Look through the records that follow. Copy every line containing the word "this".

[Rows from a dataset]
## BEGIN
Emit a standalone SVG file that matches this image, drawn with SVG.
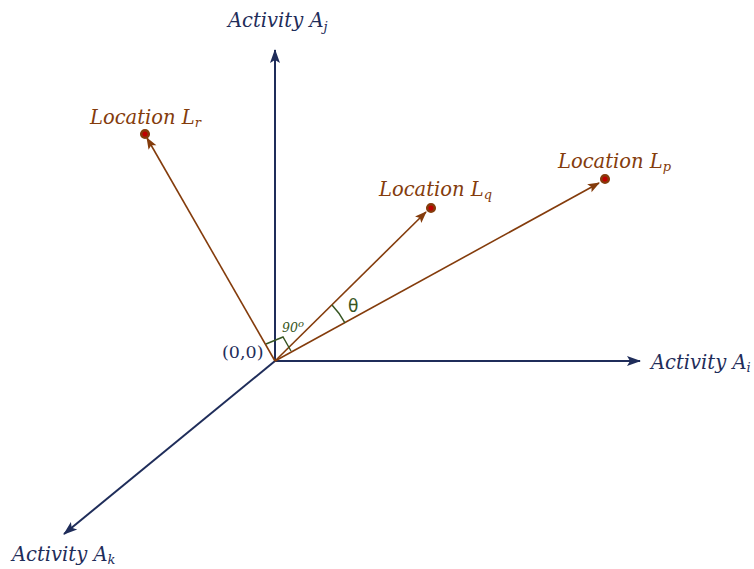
<svg xmlns="http://www.w3.org/2000/svg" width="754" height="569" viewBox="0 0 754 569">
<defs>
<style>
.ax{stroke:#1f2d5a;stroke-width:2;fill:none}
.loc{stroke:#843c0c;stroke-width:1.6;fill:none}
.lbl{font-family:"DejaVu Serif","Liberation Serif",serif;font-style:italic;font-size:19.5px}
.nav{fill:#1f2d5a}
.brn{fill:#843c0c}
.dot{fill:#c00000;stroke:#843c0c;stroke-width:2.5}
</style>
<marker id="ah" viewBox="0 0 14 10" refX="13" refY="5" markerWidth="14" markerHeight="10" markerUnits="userSpaceOnUse" orient="auto" overflow="visible">
<path d="M0,0 L14,5 L0,10 L3,5 Z" fill="#1f2d5a"/>
</marker>
<marker id="bh" viewBox="0 0 12 9" refX="11" refY="4.5" markerWidth="12" markerHeight="9" markerUnits="userSpaceOnUse" orient="auto" overflow="visible">
<path d="M0,0 L12,4.5 L0,9 L2.5,4.5 Z" fill="#843c0c"/>
</marker>
</defs>
<rect width="754" height="569" fill="#fff"/>
<g id="connectors">
<line class="ax" x1="275" y1="361" x2="275" y2="50" marker-end="url(#ah)"/>
<line class="ax" x1="275" y1="361" x2="640" y2="361" marker-end="url(#ah)"/>
<line class="ax" x1="275" y1="361" x2="64" y2="534" marker-end="url(#ah)"/>
<line class="loc" x1="275" y1="361" x2="147" y2="138" marker-end="url(#bh)"/>
<line class="loc" x1="275" y1="361" x2="426" y2="212" marker-end="url(#bh)"/>
<line class="loc" x1="275" y1="361" x2="599" y2="183" marker-end="url(#bh)"/>
</g>
<g id="angle-right">
<polyline points="266,344 283,337 291,351" fill="none" stroke="#375623" stroke-width="1.4"/>
<text x="282" y="332" font-family="DejaVu Serif, serif" font-style="italic" font-size="12.5" fill="#375623">90<tspan dy="-5" font-size="10">o</tspan></text>
</g>
<g id="angle-theta">
<path d="M332,305 A80,80 0 0 1 345,323" fill="none" stroke="#375623" stroke-width="1.6"/>
<text x="348" y="312" font-family="DejaVu Sans, sans-serif" font-size="17" fill="#375623">θ</text>
</g>
<g id="origin"><text x="222" y="358" font-family="DejaVu Serif, serif" font-size="17.5" class="nav">(0,0)</text></g>
<g id="axis-j"><text class="lbl nav" x="228" y="27">Activity A<tspan font-size="13" dy="4">j</tspan></text></g>
<g id="axis-i"><text class="lbl nav" x="651" y="369">Activity A<tspan font-size="13" dy="3">i</tspan></text></g>
<g id="axis-k"><text class="lbl nav" x="12" y="561">Activity A<tspan font-size="13" dy="3">k</tspan></text></g>
<g id="loc-r"><circle class="dot" cx="145" cy="134" r="3.8"/><text class="lbl brn" x="90" y="124">Location L<tspan font-size="13" dy="3">r</tspan></text></g>
<g id="loc-q"><circle class="dot" cx="431" cy="208" r="3.8"/><text class="lbl brn" x="379" y="196">Location L<tspan font-size="13" dy="3">q</tspan></text></g>
<g id="loc-p"><circle class="dot" cx="605" cy="179" r="3.8"/><text class="lbl brn" x="558" y="168">Location L<tspan font-size="13" dy="3">p</tspan></text></g>
</svg>
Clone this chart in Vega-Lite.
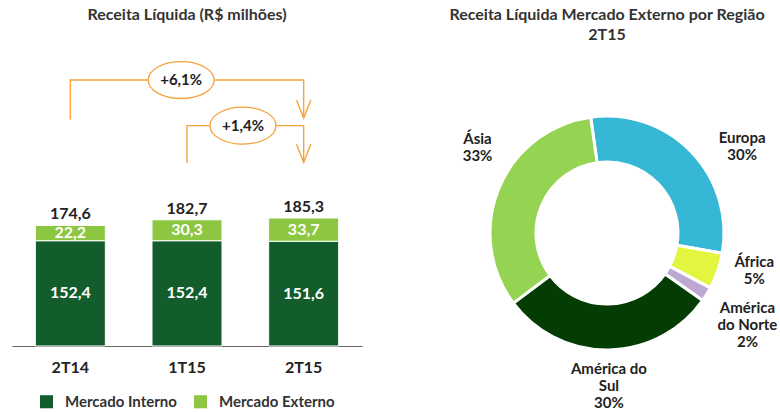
{
  "$schema": "https://vega.github.io/schema/vega-lite/v6.json",
  "background": "white",
  "padding": {"left": 12, "top": 6, "right": 0, "bottom": 0},
  "spacing": 82,
  "resolve": {"scale": {"color": "independent"}},
  "config": {
    "view": {"stroke": null},
    "font": "Lato",
    "locale": {"number": {"decimal": ",", "thousands": ".", "grouping": [3], "currency": ["R$ ", ""]}},
    "title": {"font": "Lato", "fontSize": 16, "fontWeight": "bold", "color": "#333333", "anchor": "middle"},
    "legend": {"layout": {"bottom": {"anchor": "middle"}}}
  },
  "hconcat": [
    {
      "width": 350,
      "height": 286,
      "title": {"text": "Receita Líquida (R$ milhões)", "offset": 35.5},
      "layer": [
        {
          "data": {"values": [
            {"trimestre": "2T14", "mercado": "Mercado Interno", "valor": 152.4},
            {"trimestre": "2T14", "mercado": "Mercado Externo", "valor": 22.2},
            {"trimestre": "1T15", "mercado": "Mercado Interno", "valor": 152.4},
            {"trimestre": "1T15", "mercado": "Mercado Externo", "valor": 30.3},
            {"trimestre": "2T15", "mercado": "Mercado Interno", "valor": 151.6},
            {"trimestre": "2T15", "mercado": "Mercado Externo", "valor": 33.7}
          ]},
          "encoding": {
            "x": {"field": "trimestre", "type": "nominal", "sort": ["2T14", "1T15", "2T15"],
              "scale": {"paddingInner": 0.4, "paddingOuter": 0.2},
              "axis": {"title": null, "labelAngle": 0, "labelFont": "Lato", "labelFontSize": 16, "labelFontWeight": "bold", "labelColor": "#222222", "ticks": false, "domainColor": "#666666", "domainWidth": 1, "labelPadding": 13}}
          },
          "layer": [
            {
              "mark": {"type": "bar", "stroke": "white", "strokeWidth": 1},
              "encoding": {
                "y": {"field": "valor", "type": "quantitative", "stack": "zero", "scale": {"domain": [0, 414], "nice": false}, "axis": null},
                "order": {"field": "mercado", "sort": "descending"},
                "color": {"field": "mercado", "type": "nominal",
                  "scale": {"domain": ["Mercado Interno", "Mercado Externo"], "range": ["#135c2b", "#8dc641"]},
                  "legend": {"orient": "bottom", "direction": "horizontal", "title": null, "symbolType": "square", "symbolSize": 170, "symbolStrokeWidth": 0, "labelFont": "Lato", "labelFontSize": 15, "labelFontWeight": "bold", "labelColor": "#333333", "columnPadding": 16, "labelOffset": 11, "offset": 19}}
              }
            },
            {
              "mark": {"type": "text", "font": "Lato", "fontSize": 16, "fontWeight": "bold", "color": "white", "baseline": "middle"},
              "encoding": {
                "y": {"field": "valor", "type": "quantitative", "stack": "zero", "bandPosition": 0.5, "scale": {"domain": [0, 414], "nice": false}},
                "order": {"field": "mercado", "sort": "descending"},
                "text": {"field": "valor", "type": "quantitative", "format": ",.1f"}
              }
            },
            {
              "mark": {"type": "text", "font": "Lato", "fontSize": 16, "fontWeight": "bold", "color": "#222222", "baseline": "alphabetic", "dy": -6},
              "encoding": {
                "y": {"aggregate": "sum", "field": "valor", "type": "quantitative", "scale": {"domain": [0, 414], "nice": false}},
                "text": {"aggregate": "sum", "field": "valor", "type": "quantitative", "format": ",.1f"}
              }
            }
          ]
        },
        {
          "layer": [
            {
              "data": {"values": [
                {"id": "a", "k": 1, "x": 0, "y": 328},
                {"id": "a", "k": 2, "x": 0, "y": 385},
                {"id": "a", "k": 3, "x": 2, "y": 385},
                {"id": "a", "k": 4, "x": 2, "y": 330},
                {"id": "b", "k": 1, "x": 1, "y": 265},
                {"id": "b", "k": 2, "x": 1, "y": 319},
                {"id": "b", "k": 3, "x": 2, "y": 319},
                {"id": "b", "k": 4, "x": 2, "y": 266}
              ]},
              "mark": {"type": "line", "color": "#f4a33d", "strokeWidth": 1.4},
              "encoding": {
                "x": {"field": "x", "type": "quantitative", "scale": {"domain": [-0.5, 2.5], "nice": false, "zero": false}, "axis": null},
                "y": {"field": "y", "type": "quantitative", "scale": {"domain": [0, 414], "nice": false}},
                "detail": {"field": "id"},
                "order": {"field": "k"}
              }
            },
            {
              "data": {"values": [
                {"x": 2, "y": 330},
                {"x": 2, "y": 266}
              ]},
              "mark": {"type": "point", "shape": "M -0.4 -1 L 0 0 L 0.4 -1", "filled": false, "size": 1296, "stroke": "#f4a33d", "strokeWidth": 1.4, "opacity": 1},
              "encoding": {
                "x": {"field": "x", "type": "quantitative", "scale": {"domain": [-0.5, 2.5], "nice": false, "zero": false}, "axis": null},
                "y": {"field": "y", "type": "quantitative", "scale": {"domain": [0, 414], "nice": false}}
              }
            },
            {
              "data": {"values": [
                {"x": 0.95, "y": 385, "rotulo": "+6,1%"},
                {"x": 1.48, "y": 319, "rotulo": "+1,4%"}
              ]},
              "encoding": {
                "x": {"field": "x", "type": "quantitative", "scale": {"domain": [-0.5, 2.5], "nice": false, "zero": false}, "axis": null},
                "y": {"field": "y", "type": "quantitative", "scale": {"domain": [0, 414], "nice": false}}
              },
              "layer": [
                {
                  "mark": {"type": "point", "shape": "M -1 0 C -1 -0.31 -0.55 -0.56 0 -0.56 C 0.55 -0.56 1 -0.31 1 0 C 1 0.31 0.55 0.56 0 0.56 C -0.55 0.56 -1 0.31 -1 0 Z", "filled": true, "fill": "white", "stroke": "#f4a33d", "strokeWidth": 1.3, "size": 4356, "opacity": 1}
                },
                {
                  "mark": {"type": "text", "font": "Lato", "fontSize": 15, "fontWeight": "bold", "color": "#222222", "baseline": "middle"},
                  "encoding": {"text": {"field": "rotulo"}}
                }
              ]
            }
          ]
        }
      ],
      "resolve": {"scale": {"x": "independent"}}
    },
    {
      "width": 326,
      "height": 346,
      "title": {"text": ["Receita Líquida Mercado Externo por Região", "2T15"], "lineHeight": 20, "offset": 17.5},
      "data": {"values": [
        {"regiao": "Europa", "pct": 30, "rotulo": "Europa\n30%", "ordem": 1},
        {"regiao": "África", "pct": 5, "rotulo": "África\n5%", "ordem": 2},
        {"regiao": "América do Norte", "pct": 2, "rotulo": "América\ndo Norte\n2%", "ordem": 3},
        {"regiao": "América do Sul", "pct": 30, "rotulo": "América do\nSul\n30%", "ordem": 4},
        {"regiao": "Ásia", "pct": 33, "rotulo": "Ásia\n33%", "ordem": 5}
      ]},
      "encoding": {
        "theta": {"field": "pct", "type": "quantitative", "stack": true, "scale": {"range": [-0.14, 6.143]}},
        "order": {"field": "ordem"}
      },
      "layer": [
        {
          "mark": {"type": "arc", "outerRadius": 117, "innerRadius": 71, "stroke": "white", "strokeWidth": 3},
          "encoding": {
            "color": {"field": "regiao", "type": "nominal",
              "scale": {"domain": ["Europa", "África", "América do Norte", "América do Sul", "Ásia"], "range": ["#35b7d5", "#e3f53f", "#bca8d3", "#033d04", "#95d452"]},
              "legend": null}
          }
        },
        {
          "mark": {"type": "text", "radius": 160, "thetaOffset": 0.234, "font": "Lato", "fontSize": 15, "fontWeight": "bold", "color": "#222222", "lineBreak": "\n", "lineHeight": 17, "baseline": "middle", "align": "center"},
          "encoding": {"text": {"condition": {"test": "datum.regiao === 'Ásia'", "field": "rotulo"}, "value": ""}}
        },
        {
          "mark": {"type": "text", "radius": 165, "thetaOffset": 0.157, "font": "Lato", "fontSize": 15, "fontWeight": "bold", "color": "#222222", "lineBreak": "\n", "lineHeight": 17, "baseline": "middle", "align": "center"},
          "encoding": {"text": {"condition": {"test": "datum.regiao === 'Europa'", "field": "rotulo"}, "value": ""}}
        },
        {
          "mark": {"type": "text", "radius": 150, "thetaOffset": -0.14, "font": "Lato", "fontSize": 15, "fontWeight": "bold", "color": "#222222", "lineBreak": "\n", "lineHeight": 17, "baseline": "middle", "align": "center"},
          "encoding": {"text": {"condition": {"test": "datum.regiao === 'África'", "field": "rotulo"}, "value": ""}}
        },
        {
          "mark": {"type": "text", "radius": 159, "thetaOffset": -0.063, "font": "Lato", "fontSize": 15, "fontWeight": "bold", "color": "#222222", "lineBreak": "\n", "lineHeight": 17, "baseline": "middle", "align": "center"},
          "encoding": {"text": {"condition": {"test": "datum.regiao === 'América do Norte'", "field": "rotulo"}, "value": ""}}
        },
        {
          "mark": {"type": "text", "radius": 136, "font": "Lato", "fontSize": 15, "fontWeight": "bold", "color": "#222222", "lineBreak": "\n", "lineHeight": 17, "baseline": "middle", "align": "center"},
          "encoding": {"text": {"condition": {"test": "datum.regiao === 'América do Sul'", "field": "rotulo"}, "value": ""}}
        }
      ]
    }
  ]
}
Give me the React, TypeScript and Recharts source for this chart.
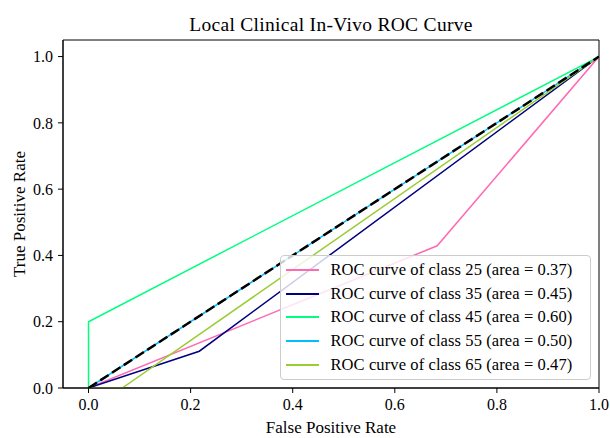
## END
## RIGHT ANSWER
Emit a standalone SVG file that matches this image, drawn with SVG.
Clone this chart in Vega-Lite.
Give me the React, TypeScript and Recharts source for this chart.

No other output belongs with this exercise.